La Tante marquise, Simonetta Agnello Hornby

Où les murs de Palerme racontent son histoire, des Grecs aux Anjous en passant par les Normands et les Arabes ;

Où les roux ne sont pas vus d’un très bon œil ;

Où le confesseur de la famille Safamita a six doigts de pieds (et c’est un détail déterminant) ;

Où tout est révélé (mais trop tard).


L’incipit

« Amalia avait fini de faire avaler à Pinuzza sa bouillie de pain sec et de lait de chèvre. »

Comment en suis-je arrivée là ?

Après avoir lu (et adoré) son premier roman, L’Amandière.

De quoi s’agit-il ?

Après de nombreuses fausses couches et la naissance d’un fils, la baronne Safamita met au monde une petite fille longtemps désirée, Costanza. Mais l’enfant est rousse, et sa mère se détourne inexplicablement d’elle, laissant sa nourrice Amalia l’élever. C’est Amalia d’ailleurs, qui raconte, bien des années plus tard, la vie de cette jeune femme pas comme les autres, qui cherche difficilement à trouver sa place dans sa famille et dans une société sicilienne en pleine transformation au tournant des années 1860.

La citation

« On détruit les monastères, les bâtiments, on éventre des quartiers. Peu importe si l’eau manque, si les égouts sont rudimentaires ou inexistants, si le peuple vit dans des taudis et meurt de faim et de maladie : les Palermitains veulent un nouveau théâtre lyrique grandiose. Toujours plus belle et plus abjecte, jamais Palerme ne s’est révélée aussi magnifique et satisfaite d’avoir conservé son identité de ville supérieurement courtisane. La sensualité transpire même des pierres ». (p. 317)

Ce que j’en ai pensé :

L’histoire de l’Italie dans les années suivant l’unification est un sujet finalement très central de la littérature italienne du XXe siècle, comme je m’en aperçois à nouveau. En ce sens, La tante marquise peut évoquer des romans comme Le bâtard de Palerme ou encore le fameux Guépard pour ne citer qu’eux – trois romans d’ailleurs qui ont pour cadre la Sicile – et du reste Simonetta Agnello Hornby est descendante d’une des grandes familles de Sicile.

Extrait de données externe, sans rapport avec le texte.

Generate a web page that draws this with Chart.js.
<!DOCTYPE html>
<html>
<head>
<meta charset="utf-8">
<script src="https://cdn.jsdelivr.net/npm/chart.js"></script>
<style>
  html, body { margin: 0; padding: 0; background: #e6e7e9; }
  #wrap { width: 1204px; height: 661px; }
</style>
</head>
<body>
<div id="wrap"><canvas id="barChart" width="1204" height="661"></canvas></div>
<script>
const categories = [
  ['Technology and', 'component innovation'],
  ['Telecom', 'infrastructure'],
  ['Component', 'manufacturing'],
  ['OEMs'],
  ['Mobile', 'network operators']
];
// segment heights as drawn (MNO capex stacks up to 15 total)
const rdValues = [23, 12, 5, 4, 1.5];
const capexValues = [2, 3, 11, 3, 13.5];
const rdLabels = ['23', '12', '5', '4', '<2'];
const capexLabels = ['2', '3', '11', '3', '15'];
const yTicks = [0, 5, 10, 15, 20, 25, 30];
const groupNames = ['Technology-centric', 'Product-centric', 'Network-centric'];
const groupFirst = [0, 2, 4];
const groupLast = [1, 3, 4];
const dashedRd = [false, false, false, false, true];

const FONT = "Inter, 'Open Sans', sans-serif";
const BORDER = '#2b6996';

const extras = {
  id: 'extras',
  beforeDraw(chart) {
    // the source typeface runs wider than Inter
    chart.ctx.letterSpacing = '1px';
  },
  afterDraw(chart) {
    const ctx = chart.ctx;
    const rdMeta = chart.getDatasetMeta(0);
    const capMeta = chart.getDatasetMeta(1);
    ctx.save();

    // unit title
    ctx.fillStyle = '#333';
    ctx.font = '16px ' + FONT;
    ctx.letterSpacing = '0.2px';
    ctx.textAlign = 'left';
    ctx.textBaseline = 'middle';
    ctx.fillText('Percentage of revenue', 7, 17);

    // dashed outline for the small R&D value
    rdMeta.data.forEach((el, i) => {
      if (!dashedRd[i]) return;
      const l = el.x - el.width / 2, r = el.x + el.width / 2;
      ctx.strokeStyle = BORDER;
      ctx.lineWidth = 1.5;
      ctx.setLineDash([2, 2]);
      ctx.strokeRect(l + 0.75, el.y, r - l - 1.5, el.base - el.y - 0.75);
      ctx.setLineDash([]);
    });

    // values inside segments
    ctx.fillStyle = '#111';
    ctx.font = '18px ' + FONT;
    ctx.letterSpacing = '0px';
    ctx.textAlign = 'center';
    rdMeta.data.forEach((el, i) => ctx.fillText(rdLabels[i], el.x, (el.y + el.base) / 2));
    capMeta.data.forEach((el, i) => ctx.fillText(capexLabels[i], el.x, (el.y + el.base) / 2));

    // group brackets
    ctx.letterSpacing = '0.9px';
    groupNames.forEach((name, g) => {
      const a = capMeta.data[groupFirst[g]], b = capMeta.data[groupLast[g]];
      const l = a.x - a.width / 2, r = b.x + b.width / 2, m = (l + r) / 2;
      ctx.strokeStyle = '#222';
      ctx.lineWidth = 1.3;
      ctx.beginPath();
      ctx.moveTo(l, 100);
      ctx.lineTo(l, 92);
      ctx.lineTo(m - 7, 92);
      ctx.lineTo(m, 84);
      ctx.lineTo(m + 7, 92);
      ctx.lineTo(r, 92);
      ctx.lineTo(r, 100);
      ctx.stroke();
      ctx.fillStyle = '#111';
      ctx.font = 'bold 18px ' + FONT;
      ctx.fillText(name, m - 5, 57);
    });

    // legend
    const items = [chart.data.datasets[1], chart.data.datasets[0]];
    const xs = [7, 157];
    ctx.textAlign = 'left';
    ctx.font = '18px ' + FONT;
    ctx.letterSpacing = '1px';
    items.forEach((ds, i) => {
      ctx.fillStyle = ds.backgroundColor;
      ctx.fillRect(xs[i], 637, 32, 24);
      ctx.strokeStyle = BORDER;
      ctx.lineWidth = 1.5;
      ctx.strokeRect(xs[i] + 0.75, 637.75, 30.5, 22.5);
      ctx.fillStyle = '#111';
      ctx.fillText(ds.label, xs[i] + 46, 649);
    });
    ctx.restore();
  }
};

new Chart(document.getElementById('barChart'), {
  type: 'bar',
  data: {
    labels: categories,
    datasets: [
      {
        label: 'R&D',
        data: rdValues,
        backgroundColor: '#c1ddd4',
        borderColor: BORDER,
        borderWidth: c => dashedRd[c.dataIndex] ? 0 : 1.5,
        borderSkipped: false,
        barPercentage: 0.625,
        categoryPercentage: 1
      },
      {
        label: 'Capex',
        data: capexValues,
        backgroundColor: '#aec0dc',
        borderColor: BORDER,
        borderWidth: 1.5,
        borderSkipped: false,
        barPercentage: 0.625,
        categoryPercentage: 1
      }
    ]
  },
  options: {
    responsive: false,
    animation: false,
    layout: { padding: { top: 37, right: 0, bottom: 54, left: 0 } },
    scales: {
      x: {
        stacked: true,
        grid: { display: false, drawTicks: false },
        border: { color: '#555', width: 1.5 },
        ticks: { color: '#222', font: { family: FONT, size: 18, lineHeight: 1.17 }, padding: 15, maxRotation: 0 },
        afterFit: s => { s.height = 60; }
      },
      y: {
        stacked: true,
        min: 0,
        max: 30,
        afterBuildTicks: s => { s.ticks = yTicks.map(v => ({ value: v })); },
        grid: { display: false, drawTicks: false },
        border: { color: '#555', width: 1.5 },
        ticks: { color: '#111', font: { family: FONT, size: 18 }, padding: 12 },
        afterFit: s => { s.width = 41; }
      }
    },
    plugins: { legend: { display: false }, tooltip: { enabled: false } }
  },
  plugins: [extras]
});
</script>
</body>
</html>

Sur le plan du récit, il est certain que Simonetta Agnello Hornby sait raconter une histoire. On se laisse sans peine embarquer dans la biographie de Costanza et dans les histoires de famille d’une noblesse sicilienne qui vit ses dernières heures de gloire, entre l’unification et l’enracinement de la mafia, dont les mécanismes sont d’ailleurs très bien démontés, notamment dans leur articulation avec la vie politique émergente.

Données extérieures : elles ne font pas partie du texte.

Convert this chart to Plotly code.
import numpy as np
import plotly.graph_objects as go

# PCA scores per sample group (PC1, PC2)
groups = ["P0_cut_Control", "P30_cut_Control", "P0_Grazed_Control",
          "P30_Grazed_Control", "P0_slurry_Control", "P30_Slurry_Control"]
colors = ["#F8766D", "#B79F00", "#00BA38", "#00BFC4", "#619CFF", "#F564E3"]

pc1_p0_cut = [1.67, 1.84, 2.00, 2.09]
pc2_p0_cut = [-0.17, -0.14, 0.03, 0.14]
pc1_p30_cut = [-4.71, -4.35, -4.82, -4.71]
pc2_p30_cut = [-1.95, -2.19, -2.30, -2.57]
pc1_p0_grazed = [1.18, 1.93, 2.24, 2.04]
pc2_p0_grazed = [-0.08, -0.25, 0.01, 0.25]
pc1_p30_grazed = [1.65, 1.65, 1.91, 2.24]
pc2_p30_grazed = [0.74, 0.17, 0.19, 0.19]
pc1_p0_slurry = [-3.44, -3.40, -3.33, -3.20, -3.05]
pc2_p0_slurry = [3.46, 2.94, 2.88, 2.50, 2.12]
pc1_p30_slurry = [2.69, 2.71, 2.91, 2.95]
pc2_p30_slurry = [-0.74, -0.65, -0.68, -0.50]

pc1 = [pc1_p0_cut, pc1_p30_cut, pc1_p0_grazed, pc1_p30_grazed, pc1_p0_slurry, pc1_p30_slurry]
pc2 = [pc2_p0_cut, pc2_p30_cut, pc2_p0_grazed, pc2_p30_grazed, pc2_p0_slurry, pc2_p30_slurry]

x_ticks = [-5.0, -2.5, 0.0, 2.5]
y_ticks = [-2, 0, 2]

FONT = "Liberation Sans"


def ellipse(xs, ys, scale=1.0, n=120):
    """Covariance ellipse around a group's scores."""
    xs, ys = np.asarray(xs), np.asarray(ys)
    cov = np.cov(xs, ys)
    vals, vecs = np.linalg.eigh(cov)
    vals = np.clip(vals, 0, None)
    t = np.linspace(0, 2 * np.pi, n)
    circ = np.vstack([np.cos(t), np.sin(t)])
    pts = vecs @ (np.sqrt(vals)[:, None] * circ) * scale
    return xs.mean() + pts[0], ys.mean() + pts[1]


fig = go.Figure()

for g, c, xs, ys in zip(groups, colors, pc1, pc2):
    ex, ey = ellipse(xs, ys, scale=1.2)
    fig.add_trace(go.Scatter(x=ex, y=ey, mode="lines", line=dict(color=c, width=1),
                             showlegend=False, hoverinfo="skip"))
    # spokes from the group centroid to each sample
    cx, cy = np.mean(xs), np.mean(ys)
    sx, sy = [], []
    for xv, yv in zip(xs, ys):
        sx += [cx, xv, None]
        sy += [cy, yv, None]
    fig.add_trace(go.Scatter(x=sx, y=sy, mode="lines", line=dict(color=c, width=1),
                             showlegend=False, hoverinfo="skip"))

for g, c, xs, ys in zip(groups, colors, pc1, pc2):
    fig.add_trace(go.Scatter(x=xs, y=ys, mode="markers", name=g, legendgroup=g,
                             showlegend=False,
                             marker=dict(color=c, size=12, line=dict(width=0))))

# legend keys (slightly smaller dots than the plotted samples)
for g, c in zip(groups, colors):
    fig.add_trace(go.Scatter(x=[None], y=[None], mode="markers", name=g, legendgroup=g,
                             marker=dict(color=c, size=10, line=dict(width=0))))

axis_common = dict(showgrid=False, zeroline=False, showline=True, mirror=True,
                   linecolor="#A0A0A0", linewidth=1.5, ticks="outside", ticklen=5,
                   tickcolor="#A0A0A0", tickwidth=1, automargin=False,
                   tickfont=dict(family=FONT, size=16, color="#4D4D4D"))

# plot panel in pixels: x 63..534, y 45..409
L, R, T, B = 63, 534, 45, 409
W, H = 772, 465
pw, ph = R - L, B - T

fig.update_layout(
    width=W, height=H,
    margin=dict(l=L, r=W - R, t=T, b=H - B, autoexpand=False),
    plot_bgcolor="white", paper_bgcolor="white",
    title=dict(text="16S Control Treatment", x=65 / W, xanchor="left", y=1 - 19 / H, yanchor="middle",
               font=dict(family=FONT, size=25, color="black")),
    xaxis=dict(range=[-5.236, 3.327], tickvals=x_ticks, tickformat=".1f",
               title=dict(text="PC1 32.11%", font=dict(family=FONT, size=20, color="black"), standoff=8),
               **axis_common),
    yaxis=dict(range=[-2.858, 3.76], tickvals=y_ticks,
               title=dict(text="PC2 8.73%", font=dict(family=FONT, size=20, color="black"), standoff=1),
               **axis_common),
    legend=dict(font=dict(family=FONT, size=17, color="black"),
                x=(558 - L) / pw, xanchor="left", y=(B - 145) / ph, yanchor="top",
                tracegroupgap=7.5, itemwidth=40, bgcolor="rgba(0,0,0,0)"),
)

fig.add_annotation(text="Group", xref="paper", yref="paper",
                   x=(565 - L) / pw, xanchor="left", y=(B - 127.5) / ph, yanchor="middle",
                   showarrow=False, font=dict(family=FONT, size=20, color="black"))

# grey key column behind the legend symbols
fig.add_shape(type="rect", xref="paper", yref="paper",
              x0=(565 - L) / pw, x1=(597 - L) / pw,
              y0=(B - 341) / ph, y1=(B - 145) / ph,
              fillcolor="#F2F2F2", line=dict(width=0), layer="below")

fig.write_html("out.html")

Le tableau historique est réaliste, et captivant ; il brosse avec talent le portrait d’une société complexe, structurée par des codes, construits sur une série d’oppositions binaires : le monde des hommes et celui des femmes ; le monde des enfants légitimes et celui des bâtards ; le monde des maîtres et celui des serviteurs ; le monde des riches et celui des pauvres. Mais c’est aussi le récit de son bouleversement, du passage du vieux monde au nouveau monde, qui accompagne le parcours intérieur de la marquise, laquelle suit son propre chemin d’initiation.

Sur le plan du style : plaisant, quoique pas spécialement innovant, malgré une attention spéciale portée aux sens, avec une écriture presque charnelle. J’ai trouvé que cela traînait parfois en longueur, que le roman perdait un peu son rythme, qu’il retrouve pourtant vers le dernier tiers.

J’ai toutefois préféré son précédent roman, L’Amandière, lu en quelques heures tant il est captivant, étonnant et rondement mené (c’est même quasiment un polar). La Tante marquise reprend certains de ses « ingrédients » (la Sicile, une femme, les rivalités familiales), mais c’est finalement un roman plus « intime », plus personnel. En effet, la « tante marquise » a bel et bien existé, c’est une aïeule de l’auteur ;

Il n’en reste pas moins que c’est une lecture très agréable, instructive, et qui construit, qui plus est, un beau portrait de femme, avec cette Costanza différente, rebelle, excentrique mais follement attachante, qui veut coûte que coûte construire sa liberté.

Paru en italien en 2004 (La zia marchesa) – en poche chez Points, 7.50 euros – 427 pages.